The Oro Valley town attorney said he believes the whole thing boils down to a fight for control between the OVPOA and the Fraternal Order of Police, which has bargained for Oro Valley police in the past. "AZCOPS could bring their contract to council tomorrow. They don't need exclusive representation to present their proposal," he said.
Krueger, who is president of OVPOA, said he has no gripe with the FOP. "The FOP does a lot of great stuff within the community. There are a number of people in our organization who are also members of FOP."
But increasingly, he said, the organization is being viewed as ineffective. "The FOP bargains in good faith and goes over (to the council) and requests certain items and initially gets a response, but when it comes down to it, they get nothing," he said.
"We would like something in writing that deals with grievance polices, specifics on representation in internal investigations, wages, benefits and hours," he said. "Right now there is no formal process for any of that. Essentially we're 'at will' employees."
Oro Valley Police Detective Herb Williams, president of the FOP, isn't convinced that a contract is good for all police officers. "We've been talking about a contract for a number of years," he said. "Lately, things have been going well. Do we want to go to a contract that will bind us for a couple of years?"
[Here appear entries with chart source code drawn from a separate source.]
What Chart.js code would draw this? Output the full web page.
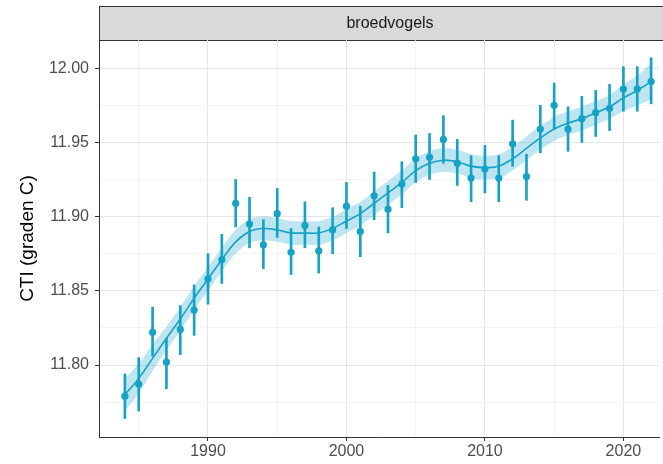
<!DOCTYPE html>
<html>
<head>
<meta charset="utf-8">
<title>CTI broedvogels</title>
<script src="https://cdn.jsdelivr.net/npm/chart.js@4.4.1/dist/chart.umd.min.js"></script>
<style>
  html, body { margin: 0; padding: 0; background: #ffffff; overflow: hidden; }
  #wrap { width: 663px; height: 464px; }
</style>
</head>
<body>
<div id="wrap"><canvas id="cti" width="663" height="464"></canvas></div>
<script>
// yearly index with its interval, and the smoothed trend with its band
const years = [1984, 1985, 1986, 1987, 1988, 1989, 1990, 1991, 1992, 1993,
  1994, 1995, 1996, 1997, 1998, 1999, 2000, 2001, 2002, 2003,
  2004, 2005, 2006, 2007, 2008, 2009, 2010, 2011, 2012, 2013,
  2014, 2015, 2016, 2017, 2018, 2019, 2020, 2021, 2022];

const cti = [11.779, 11.787, 11.822, 11.802, 11.824, 11.837, 11.858, 11.871, 11.909, 11.895,
  11.881, 11.902, 11.876, 11.894, 11.877, 11.891, 11.907, 11.890, 11.914, 11.905,
  11.922, 11.939, 11.940, 11.952, 11.936, 11.926, 11.932, 11.926, 11.949, 11.927,
  11.959, 11.975, 11.959, 11.966, 11.970, 11.973, 11.986, 11.986, 11.991];

const ctiLow = [11.764, 11.769, 11.806, 11.784, 11.807, 11.820, 11.841, 11.855, 11.893, 11.879,
  11.865, 11.886, 11.861, 11.879, 11.862, 11.875, 11.892, 11.873, 11.898, 11.889,
  11.906, 11.923, 11.925, 11.936, 11.921, 11.910, 11.916, 11.910, 11.934, 11.911,
  11.943, 11.959, 11.944, 11.950, 11.954, 11.958, 11.971, 11.971, 11.976];

const ctiHigh = [11.794, 11.805, 11.839, 11.818, 11.840, 11.854, 11.875, 11.888, 11.925, 11.913,
  11.898, 11.919, 11.892, 11.910, 11.893, 11.906, 11.923, 11.907, 11.930, 11.921,
  11.937, 11.955, 11.956, 11.968, 11.952, 11.941, 11.948, 11.941, 11.965, 11.942,
  11.975, 11.990, 11.974, 11.981, 11.985, 11.989, 12.001, 12.001, 12.007];

const trend = [11.780, 11.791, 11.8045, 11.818, 11.831, 11.845, 11.858, 11.871, 11.883, 11.890,
  11.892, 11.891, 11.889, 11.889, 11.889, 11.892, 11.897, 11.902, 11.909, 11.916,
  11.923, 11.931, 11.936, 11.938, 11.937, 11.934, 11.933, 11.934, 11.939, 11.946,
  11.953, 11.959, 11.963, 11.966, 11.970, 11.974, 11.980, 11.985, 11.991];

const trendLow = [11.769, 11.781, 11.796, 11.810, 11.823, 11.837, 11.850, 11.863, 11.875, 11.882,
  11.884, 11.883, 11.881, 11.881, 11.881, 11.884, 11.889, 11.894, 11.901, 11.908,
  11.915, 11.923, 11.928, 11.930, 11.929, 11.926, 11.925, 11.926, 11.931, 11.938,
  11.945, 11.951, 11.955, 11.958, 11.962, 11.966, 11.971, 11.975, 11.979];

const trendHigh = [11.791, 11.801, 11.814, 11.826, 11.839, 11.853, 11.866, 11.879, 11.891, 11.898,
  11.900, 11.899, 11.897, 11.897, 11.897, 11.900, 11.905, 11.910, 11.917, 11.924,
  11.931, 11.939, 11.944, 11.946, 11.945, 11.942, 11.941, 11.942, 11.947, 11.954,
  11.961, 11.967, 11.971, 11.974, 11.978, 11.982, 11.989, 11.995, 12.003];

const panelLabel = 'broedvogels';
const yTitle = 'CTI (graden C)';

const blue = '#14a2c7';
const band = 'rgba(20, 162, 199, 0.27)';
const fontFamily = '"Liberation Sans", Arial, Helvetica, sans-serif';

const pts = (ys) => years.map((yr, i) => ({ x: yr, y: ys[i] }));

// grey facet strip above the panel, like ggplot's facet_wrap
const facetStrip = {
    id: 'facetStrip',
    beforeDraw: function (chart) {
        const ctx = chart.ctx;
        const area = chart.chartArea;
        ctx.save();
        ctx.fillStyle = '#d9d9d9';
        ctx.fillRect(area.left, 6, chart.width - area.left + 2, area.top - 6);
        ctx.strokeStyle = '#333333';
        ctx.lineWidth = 1;
        ctx.strokeRect(area.left + 0.5, 6.5, chart.width, area.top - 6);
        ctx.fillStyle = '#1a1a1a';
        ctx.font = '16px ' + fontFamily;
        ctx.textAlign = 'center';
        ctx.textBaseline = 'middle';
        ctx.fillText(panelLabel, 390, 24);
        ctx.restore();
    }
};

const isMajorX = (c) => !c.tick || Math.round(c.tick.value) % 10 === 0;
const isMajorY = (c) => !c.tick || Math.round(c.tick.value * 1000) % 50 === 0;

new Chart(document.getElementById('cti'), {
    type: 'line',
    data: {
        datasets: [
            {
                label: 'CTI',
                data: pts(cti),
                showLine: false,
                pointRadius: 3.6,
                pointBackgroundColor: blue,
                pointBorderWidth: 0,
                order: 0
            },
            {
                label: 'trend',
                data: pts(trend),
                borderColor: blue,
                borderWidth: 1.6,
                pointRadius: 0,
                tension: 0.4,
                fill: false,
                order: 1
            },
            {
                type: 'bar',
                label: 'interval',
                data: years.map((yr, i) => ({ x: yr, y: [ctiLow[i], ctiHigh[i]] })),
                backgroundColor: blue,
                borderWidth: 0,
                barThickness: 2,
                order: 2
            },
            {
                label: 'trend upper',
                data: pts(trendHigh),
                borderWidth: 0,
                borderColor: 'rgba(0,0,0,0)',
                pointRadius: 0,
                tension: 0.4,
                backgroundColor: band,
                fill: '+1',
                order: 3
            },
            {
                label: 'trend lower',
                data: pts(trendLow),
                borderWidth: 0,
                borderColor: 'rgba(0,0,0,0)',
                pointRadius: 0,
                tension: 0.4,
                fill: false,
                order: 4
            }
        ]
    },
    options: {
        responsive: false,
        animation: false,
        layout: { padding: { top: 40, right: 0, bottom: 0, left: 0 } },
        plugins: {
            legend: { display: false },
            tooltip: { enabled: false }
        },
        scales: {
            x: {
                type: 'linear',
                min: 1982.13,
                max: 2022.57,
                offset: false,
                ticks: {
                    stepSize: 5,
                    includeBounds: false,
                    autoSkip: false,
                    maxRotation: 0,
                    padding: 1,
                    color: '#4d4d4d',
                    font: { family: fontFamily, size: 16 },
                    callback: (v) => Math.round(v) % 10 === 0 ? String(v) : ''
                },
                grid: {
                    offset: false,
                    color: (c) => isMajorX(c) ? '#e6e6e6' : '#f3f3f3',
                    lineWidth: (c) => isMajorX(c) ? 1 : 0.8,
                    tickLength: 4,
                    tickColor: (c) => isMajorX(c) ? '#333333' : 'rgba(0,0,0,0)'
                },
                border: { color: '#333333', width: 1 },
                afterFit: function (scale) { scale.height = 27; }
            },
            y: {
                type: 'linear',
                min: 11.7515,
                max: 12.019,
                ticks: {
                    stepSize: 0.025,
                    includeBounds: false,
                    autoSkip: false,
                    padding: 6,
                    color: '#4d4d4d',
                    font: { family: fontFamily, size: 16 },
                    callback: (v) => Math.round(v * 1000) % 50 === 0 ? v.toFixed(2) : ''
                },
                grid: {
                    color: (c) => isMajorY(c) ? '#e6e6e6' : '#f3f3f3',
                    lineWidth: (c) => isMajorY(c) ? 1 : 0.8,
                    tickLength: 4,
                    tickColor: (c) => isMajorY(c) ? '#333333' : 'rgba(0,0,0,0)'
                },
                border: { color: '#333333', width: 1 },
                title: {
                    display: true,
                    text: yTitle,
                    color: '#000000',
                    font: { family: fontFamily, size: 19 },
                    padding: { top: 16, bottom: 0 }
                },
                afterFit: function (scale) { scale.width = 99; }
            }
        }
    },
    plugins: [facetStrip]
});
</script>
</body>
</html>
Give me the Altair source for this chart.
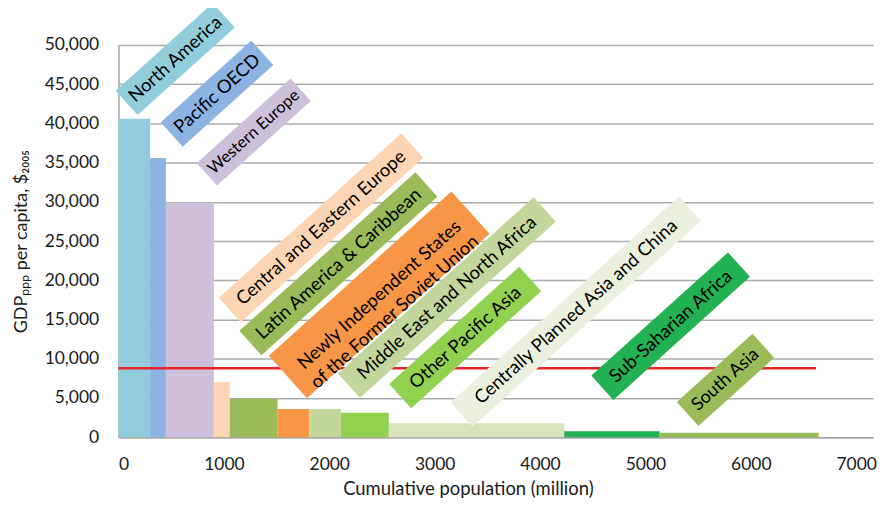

The OVPOA has seen an "explosion in membership in the last year," said Krueger, largely because of negative perceptions over the firing of Sgt. James Bloomfield. A 14-year veteran, Bloomfield was fired after an internal affairs investigation determined he had lied to superiors about an affair with another officer's girlfriend.
"The impression I got was that he didn't feel the FOP was going to adequately represent him so he had to go out and hire his own attorneys," he said. "A lot of people saw how the department and the FOP handled it and as a consequence decided they wanted to switch." He estimates OVPOA has more than 50 members out of 73 eligible officers.
If the group's measure were to go to voters, it would ask for police officers' rights to meet and confer with the town on issues, grievances, and disputes relating to working conditions, wages, benefits and hours of work, with representation in that process to be elected by majority vote of the police officers.
"We think the town attorney is interpreting the law too broadly," said Krueger. "This doesn't keep any groups from forming, it just allows one group to be the negotiating group and we get to elect our own representation. Just like the council is elected by the voters, they don't get all the votes, but they get a majority."
The initiative is exclusive only "when it comes to formal negotiation during the meet and confer process, not overall," said Krueger. "Officers can form and join any organization they choose, but when it comes to formal negotiation, you negotiate with the group elected by the officers."
This type of meet-and-confer ordinance is nothing new, he added. "It's been passed in 10 cities throughout the state, recently by Tucson, Sahuarita and Nogales." Other cities with the similar ordinances include Phoenix, Tempe, Mesa, Bullhead City, Lake Havasu and Prescott Valley.
"In Tucson, we didn't have to take it to the voters. We took it to the mayor and council," said Tucson Police Department's Officer Jim Parks, president of AZCOPS and vice president of its affiliate, the Tucson Police Officers Association. "It enables us to sit down and have a working relationship with the city, to protect the rights of our officers.
"What Oro Valley is saying is wrong," he said. "This is a right-to-work state, which means we cannot have a closed shop, but people can come in without joining a union. If Oro Valley police want the OVPOA to represent them, that's their right.
"Our officers have a right to choose their representation," said Krueger, "and to know that whomever they choose will sit down and formally negotiate a contract with the city every year or every other year."
Rather than put the matter to a vote, Krueger said his group would have preferred to work it out with the town council, which could have simply adopted the ordinance.
"We've attempted to meet with them and sit down and talk and this is where we've ended up," he said.
"Oro Valley refused. It had no interest," added Bihn. So the OVPOA chose the only other way to get their ordinance enacted -the ballot box. For the initiative to appear on the March 2004 ballot, the organization must collect 2,500 signatures by Dec. 9.
"There are a lot of cops living in Oro Valley," said Bihn.
"I think they'll be highly motivated and get this thing passed."